North Korea made the final preparations to launch a multistage rocket today, raising international tensions and sending worries through its nearest neighbor, Japan.

The communist state scrambled MiG-23 fighter-jets to its east coast near the missile launch site and warned that it would attack major targets in Japan if Tokyo shot the missile down, according to South Korean media reports.

This, as the country could start countdown as early as Saturday morning. North Korea officially says its rocket will blast off sometime between Saturday and next Wednesday.

I think it's almost certain North Korea will fire the missile,” South Korea President Lee Myung-bak said Friday in London.

President Obama criticized the launch as a provocative act that would violate a United Nations resolution.

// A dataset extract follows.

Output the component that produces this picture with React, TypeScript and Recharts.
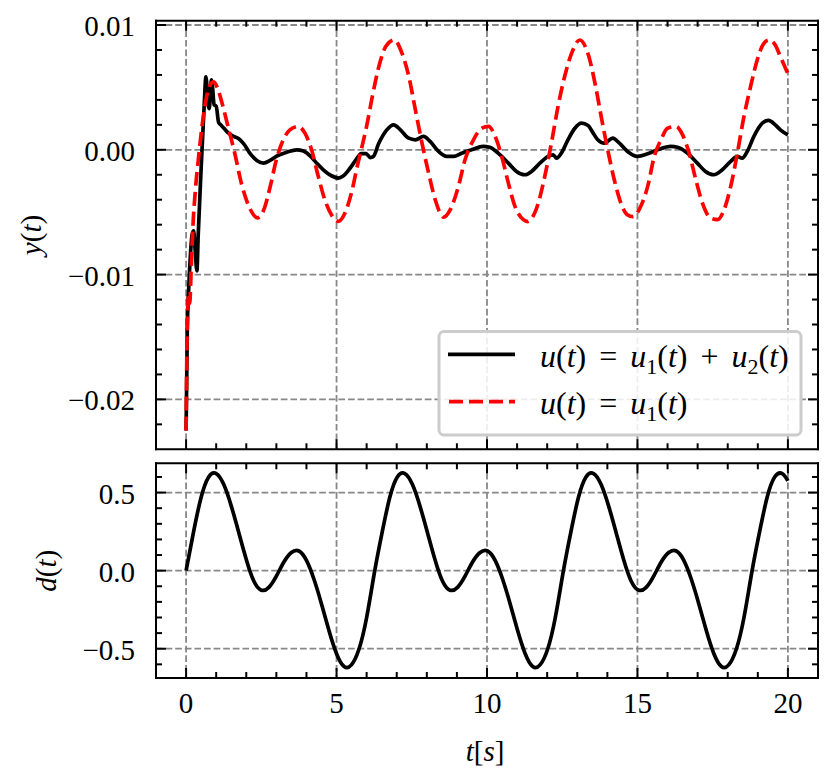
import React from 'react';
import { LineChart, Line, XAxis, YAxis, CartesianGrid, Legend } from 'recharts';

const FONT = 'Liberation Serif, Times New Roman, serif';
const FS = 29;

// ---- axis ticks ----
const xMajor = [0, 5, 10, 15, 20];
const xLabels = ['0', '5', '10', '15', '20'];
const xMinor = [0, 1, 2, 3, 4, 5, 6, 7, 8, 9, 10, 11, 12, 13, 14, 15, 16, 17, 18, 19, 20];

const yMajor = [-0.02, -0.01, 0, 0.01];
const yLabels = ['\u22120.02', '\u22120.01', '0.00', '0.01'];
const yMinor = [-0.022, -0.02, -0.018, -0.016, -0.014, -0.012, -0.01, -0.008, -0.006, -0.004, -0.002, 0, 0.002, 0.004, 0.006, 0.008, 0.01];

const dMajor = [-0.5, 0, 0.5];
const dLabels = ['\u22120.5', '0.0', '0.5'];
const dMinor = [-0.6, -0.5, -0.4, -0.3, -0.2, -0.1, 0, 0.1, 0.2, 0.3, 0.4, 0.5, 0.6];

// ---- y(t), u = u1 + u2 (solid black) ----
const solidT = [0, 0.04, 0.08, 0.13, 0.2, 0.25, 0.3, 0.36, 0.4, 0.5, 0.6, 0.66, 0.72, 0.77, 0.84, 0.88, 0.93, 1.0, 1.08, 1.15, 1.25, 1.4, 1.58, 1.74, 1.91, 2.13, 2.35, 2.57, 2.79, 3.01, 3.34, 3.68, 3.9, 4.12, 4.34, 4.56, 4.83, 5.06, 5.22, 5.44, 5.66, 5.82, 5.98, 6.12, 6.22, 6.4, 6.67, 6.9, 7.12, 7.4, 7.62, 7.89, 8.11, 8.39, 8.66, 8.89, 9.16, 9.49, 9.87, 10.09, 10.37, 10.71, 10.98, 11.26, 11.48, 11.76, 12.03, 12.2, 12.31, 12.47, 12.69, 12.92, 13.14, 13.36, 13.5, 13.68, 13.9, 14.18, 14.4, 14.67, 15.0, 15.34, 15.67, 16.11, 16.33, 16.66, 16.99, 17.26, 17.54, 17.82, 18.1, 18.32, 18.48, 18.65, 18.87, 19.15, 19.36, 19.58, 19.75, 20.0];
const solidY = [-0.0225, -0.0145, -0.0115, -0.009, -0.0068, -0.0065, -0.008, -0.0097, -0.007, -0.0015, 0.0035, 0.00585, 0.004, 0.0033, 0.0056, 0.005, 0.0036, 0.0035, 0.0022, 0.002, 0.00175, 0.00135, 0.00107, 0.0009, 0.0005, -0.0003, -0.00085, -0.00107, -0.00085, -0.0005, -0.0002, 0.0, -0.0001, -0.00048, -0.00107, -0.0016, -0.00208, -0.00227, -0.0021, -0.0015, -0.00075, -0.0003, -0.0003, -0.00062, -0.00055, 0.0005, 0.0016, 0.002, 0.0016, 0.00093, 0.0008, 0.00107, 0.00067, -0.00013, -0.00053, -0.00053, -0.00027, 0.0, 0.00027, 0.0002, -0.00027, -0.00107, -0.00173, -0.002, -0.00173, -0.00107, -0.00053, -0.0004, -0.00067, -0.00027, 0.0008, 0.00173, 0.00213, 0.00195, 0.00145, 0.0008, 0.00053, 0.00093, 0.00053, -0.00013, -0.00053, -0.00032, 0.0, 0.00027, 0.0002, -0.00027, -0.00107, -0.00173, -0.002, -0.0016, -0.00093, -0.00053, -0.00067, -0.00013, 0.00107, 0.00213, 0.00235, 0.002, 0.0016, 0.0012];

// ---- y(t), u = u1 (red dashed) ----
const dashT = [0, 0.04, 0.08, 0.12, 0.17, 0.23, 0.31, 0.42, 0.53, 0.64, 0.78, 0.92, 1.05, 1.2, 1.4, 1.6, 1.85, 2.1, 2.37, 2.6, 2.8, 3.0, 3.23, 3.45, 3.73, 3.95, 4.17, 4.39, 4.61, 4.83, 5.06, 5.28, 5.5, 5.7, 5.85, 6.0, 6.2, 6.42, 6.64, 6.92, 7.18, 7.4, 7.62, 7.84, 8.06, 8.28, 8.56, 8.78, 9.05, 9.27, 9.55, 9.83, 10.05, 10.27, 10.49, 10.71, 10.93, 11.21, 11.35, 11.5, 11.7, 11.92, 12.14, 12.36, 12.58, 12.81, 13.08, 13.37, 13.6, 13.8, 14.02, 14.25, 14.47, 14.66, 14.85, 15.11, 15.34, 15.56, 15.78, 16.0, 16.28, 16.5, 16.72, 16.94, 17.16, 17.43, 17.66, 17.88, 18.1, 18.32, 18.54, 18.76, 18.98, 19.2, 19.37, 19.58, 19.75, 20.0];
const dashY = [-0.0225, -0.014, -0.0117, -0.0123, -0.0095, -0.006, -0.0032, -0.0005, 0.0019, 0.0037, 0.0051, 0.00545, 0.0049, 0.0037, 0.0018, -0.0001, -0.0028, -0.0046, -0.00545, -0.0047, -0.0029, -0.0008, 0.0008, 0.0016, 0.00187, 0.00133, 0.0, -0.0021, -0.004, -0.0052, -0.00573, -0.00507, -0.0034, -0.0012, 0.0003, 0.0019, 0.0044, 0.0068, 0.0083, 0.0088, 0.0077, 0.0059, 0.0032, 0.00053, -0.00187, -0.004, -0.0054, -0.0048, -0.00293, -0.0008, 0.0008, 0.00173, 0.00187, 0.00107, -0.00053, -0.00267, -0.00453, -0.0056, -0.00575, -0.00545, -0.0043, -0.00213, 0.00053, 0.00347, 0.00587, 0.00773, 0.0088, 0.0076, 0.0052, 0.0026, -0.0001, -0.0026, -0.0044, -0.0052, -0.00535, -0.00453, -0.00293, -0.00053, 0.0008, 0.00173, 0.00187, 0.0012, -0.00027, -0.0024, -0.00427, -0.00547, -0.0056, -0.0048, -0.00293, -0.00027, 0.00267, 0.00507, 0.0072, 0.00853, 0.0088, 0.0084, 0.00747, 0.0061];

// ---- d(t) ----
const dT = [0, 0.25, 0.5, 0.75, 1, 1.25, 1.5, 1.75, 2, 2.25, 2.5, 2.75, 3, 3.25, 3.5, 3.75, 4, 4.25, 4.5, 4.75, 5, 5.25, 5.5, 5.75, 6,
  6.27, 6.52, 6.77, 7.02, 7.27, 7.52, 7.77, 8.02, 8.27, 8.52, 8.77, 9.02, 9.27, 9.52, 9.77, 10.02, 10.27, 10.52, 10.77, 11.02, 11.27, 11.52, 11.77, 12.02, 12.27,
  12.54, 12.79, 13.04, 13.29, 13.54, 13.79, 14.04, 14.29, 14.54, 14.79, 15.04, 15.29, 15.54, 15.79, 16.04, 16.29, 16.54, 16.79, 17.04, 17.29, 17.54, 17.79, 18.04, 18.29, 18.54,
  18.81, 19.06, 19.31, 19.56, 19.81, 20];
const dY = [0, 0.25, 0.47, 0.6, 0.622, 0.553, 0.415, 0.245, 0.072, -0.066, -0.125, -0.107, -0.035, 0.055, 0.116, 0.126, 0.066, -0.055, -0.213, -0.385, -0.532, -0.614, -0.602, -0.5, -0.3,
  0, 0.25, 0.47, 0.6, 0.622, 0.553, 0.415, 0.245, 0.072, -0.066, -0.125, -0.107, -0.035, 0.055, 0.116, 0.126, 0.066, -0.055, -0.213, -0.385, -0.532, -0.614, -0.602, -0.5, -0.3,
  0, 0.25, 0.47, 0.6, 0.622, 0.553, 0.415, 0.245, 0.072, -0.066, -0.125, -0.107, -0.035, 0.055, 0.116, 0.126, 0.066, -0.055, -0.213, -0.385, -0.532, -0.614, -0.602, -0.5, -0.3,
  0, 0.25, 0.47, 0.6, 0.622, 0.575];

const solidData = solidT.map((t, i) => ({ t, y: solidY[i] }));
const dashData = dashT.map((t, i) => ({ t, y: dashY[i] }));
const dData = dT.map((t, i) => ({ t, y: dY[i] }));

const W = 832;
const H = 782;
const PLOT_LEFT = 156;
const PLOT_RIGHT = 818;
const MAJOR = 10;
const MINOR = 6;
const DASH = '14 6';
const LW = 3.7;
const AX = 1; // axis thickness reserved by each axis

type Side = 'bottom' | 'top' | 'left' | 'right';

const txt: React.CSSProperties = { fontFamily: FONT };

const makeTick = (side: Side, majors: number[], labels: string[] | null) => (props: any) => {
  const { x, y, payload } = props;
  const v = payload.value as number;
  const mi = majors.findIndex((m) => Math.abs(m - v) < 1e-9);
  const len = mi >= 0 ? MAJOR : MINOR;
  let x2 = x;
  let y2 = y;
  if (side === 'bottom') y2 = y - len;
  if (side === 'top') y2 = y + len;
  if (side === 'left') x2 = x + len;
  if (side === 'right') x2 = x - len;
  let label = null;
  if (labels && mi >= 0) {
    label =
      side === 'bottom' ? (
        <text x={x} y={y + 34.5} textAnchor="middle" style={txt} fontSize={FS} fill="#000">
          {labels[mi]}
        </text>
      ) : (
        <text x={x - 21} y={y + 11} textAnchor="end" style={txt} fontSize={FS} fill="#000">
          {labels[mi]}
        </text>
      );
  }
  return (
    <g>
      <line x1={x} y1={y} x2={x2} y2={y2} stroke="#000" strokeWidth={2} />
      {label}
    </g>
  );
};

const axisLine = { stroke: '#000', strokeWidth: 2, strokeLinecap: 'square' as const };

const it = (s: string) => <tspan fontStyle="italic">{s}</tspan>;

const LFS = 32;
const GAP = 13;

const LegendBox = () => (
  <svg width={370} height={111} style={{ display: 'block' }}>
    <rect x={4} y={3.5} width={362} height={103.5} rx={5} ry={5} fill="#fff" fillOpacity={0.85} stroke="#cccccc" strokeWidth={3} />
    <line x1={13} y1={26.3} x2={80} y2={26.3} stroke="#000" strokeWidth={LW} />
    <line x1={14} y1={73.7} x2={80} y2={73.7} stroke="#ff0000" strokeWidth={LW} strokeDasharray={DASH} />
    <text x={105} y={38.7} style={txt} fontSize={LFS} fill="#000">
      {it('u')}({it('t')})<tspan dx={GAP}>=</tspan>
      <tspan dx={GAP} fontStyle="italic">u</tspan>
      <tspan fontSize={22} dy={7}>1</tspan>
      <tspan dy={-7}>(</tspan>{it('t')})<tspan dx={GAP}>+</tspan>
      <tspan dx={GAP} fontStyle="italic">u</tspan>
      <tspan fontSize={22} dy={7}>2</tspan>
      <tspan dy={-7}>(</tspan>{it('t')})
    </text>
    <text x={105} y={86.3} style={txt} fontSize={LFS} fill="#000">
      {it('u')}({it('t')})<tspan dx={GAP}>=</tspan>
      <tspan dx={GAP} fontStyle="italic">u</tspan>
      <tspan fontSize={22} dy={7}>1</tspan>
      <tspan dy={-7}>(</tspan>{it('t')})
    </text>
  </svg>
);

const chartStyle: React.CSSProperties = { position: 'absolute', left: 0, top: 0 };

const xProps = {
  type: 'number' as const,
  dataKey: 't',
  domain: [-1, 21],
  allowDataOverflow: true,
  ticks: xMinor,
  interval: 0,
  height: AX,
  tickSize: 0,
  tickMargin: 0,
  tickLine: false,
  axisLine,
};

const yProps = {
  type: 'number' as const,
  allowDataOverflow: true,
  interval: 0,
  width: AX,
  tickSize: 0,
  tickMargin: 0,
  tickLine: false,
  axisLine,
};

export default function App() {
  return (
    <div style={{ position: 'absolute', left: 0, top: 0, width: W, height: H, background: '#fff', fontFamily: FONT }}>
      {/* upper panel: y(t) */}
      <div style={chartStyle}>
        <LineChart width={W} height={H} margin={{ top: 20.7 - AX, right: W - PLOT_RIGHT - AX, bottom: H - 449.3 - AX, left: PLOT_LEFT - AX }}>
          <CartesianGrid xAxisId="b" yAxisId="l" verticalValues={xMajor} horizontalValues={yMajor} stroke="#888" strokeWidth={1.8} strokeDasharray="6.7 2.9" />
          <XAxis xAxisId="b" {...xProps} tick={makeTick('bottom', xMajor, null)} />
          <XAxis xAxisId="top" orientation="top" {...xProps} tick={makeTick('top', xMajor, null)} />
          <YAxis yAxisId="l" {...yProps} domain={[-0.024, 0.010345]} ticks={yMinor} tick={makeTick('left', yMajor, yLabels)} />
          <YAxis yAxisId="r" orientation="right" {...yProps} domain={[-0.024, 0.010345]} ticks={yMinor} tick={makeTick('right', yMajor, null)} />
          <Line xAxisId="b" yAxisId="l" data={solidData} dataKey="y" type="monotone" stroke="#000" strokeWidth={LW} dot={false} activeDot={false} isAnimationActive={false} />
          <Line xAxisId="b" yAxisId="l" data={dashData} dataKey="y" type="monotone" stroke="#ff0000" strokeWidth={LW} strokeDasharray={DASH} dot={false} activeDot={false} isAnimationActive={false} />
          <Line xAxisId="top" yAxisId="r" data={dashData} dataKey="y" stroke="none" dot={false} activeDot={false} legendType="none" isAnimationActive={false} />
          <Legend layout="horizontal" verticalAlign="middle" align="center" content={LegendBox} wrapperStyle={{ left: 435, top: 328, width: 370, height: 111 }} />
        </LineChart>
      </div>
      {/* lower panel: d(t) */}
      <div style={chartStyle}>
        <LineChart width={W} height={H} margin={{ top: 463.3 - AX, right: W - PLOT_RIGHT - AX, bottom: H - 678 - AX, left: PLOT_LEFT - AX }}>
          <CartesianGrid xAxisId="b" yAxisId="l" verticalValues={xMajor} horizontalValues={dMajor} stroke="#888" strokeWidth={1.8} strokeDasharray="6.7 2.9" />
          <XAxis xAxisId="b" {...xProps} tick={makeTick('bottom', xMajor, xLabels)} />
          <XAxis xAxisId="top" orientation="top" {...xProps} tick={makeTick('top', xMajor, null)} />
          <YAxis yAxisId="l" {...yProps} domain={[-0.6875, 0.6875]} ticks={dMinor} tick={makeTick('left', dMajor, dLabels)} />
          <YAxis yAxisId="r" orientation="right" {...yProps} domain={[-0.6875, 0.6875]} ticks={dMinor} tick={makeTick('right', dMajor, null)} />
          <Line xAxisId="b" yAxisId="l" data={dData} dataKey="y" type="natural" stroke="#000" strokeWidth={LW} dot={false} activeDot={false} isAnimationActive={false} />
          <Line xAxisId="top" yAxisId="r" data={dData} dataKey="y" stroke="none" dot={false} activeDot={false} legendType="none" isAnimationActive={false} />
        </LineChart>
      </div>
      {/* axis titles */}
      <svg width={W} height={H} style={{ position: 'absolute', left: 0, top: 0, pointerEvents: 'none' }}>
        <text transform="translate(40.5,235) rotate(-90)" textAnchor="middle" style={txt} fontSize={FS} fill="#000">
          {it('y')}({it('t')})
        </text>
        <text transform="translate(55.5,570.7) rotate(-90)" textAnchor="middle" style={txt} fontSize={FS} fill="#000">
          {it('d')}({it('t')})
        </text>
        <text x={485} y={761} textAnchor="middle" style={txt} fontSize={FS} fill="#000">
          {it('t')}[{it('s')}]
        </text>
      </svg>
    </div>
  );
}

The leaders of Japan and South Korea agreed in London that if it occurred, it should be addressed by U.N security Council.

North Korea says it is launching an experimental communications satellite and the launch is part of peaceful research, but U.S. and its allies see the test as a provocative demonstration of a long-range ballistic missile that could fly as far as the western United States.

Neighboring governments were on heightened alert on Friday, with the U.S, South Korea and Japan they have dispatched ships with anti-missile systems to monitor the launch.

It's too early to say for sure whether the object the North is launching is a satellite or a missile, our principled position is that it threatens peace and stability on the Korean Peninsula, said Lee Jong-joo, a government spokesman in Seoul.

Last week, Japan ordered land and sea-based antimissile system to destroy debris from the North's missile if it failed in flight and fell on Japan.

North Korea has about 200 midrange Nodong missiles that are capable of striking nearly every part of Japan, according to the Defense Ministry in Tokyo.

Although North Korea is one of the poorest countries in Asia, it has made itself into the greatest supplier of missiles, missile components and related technologies in the developing world, according to a 2008 U.S. Army report.

North Korea for the first time launched the Taepodong-2 missile in a a test failed in 2006 when it blew apart 40 seconds after launching.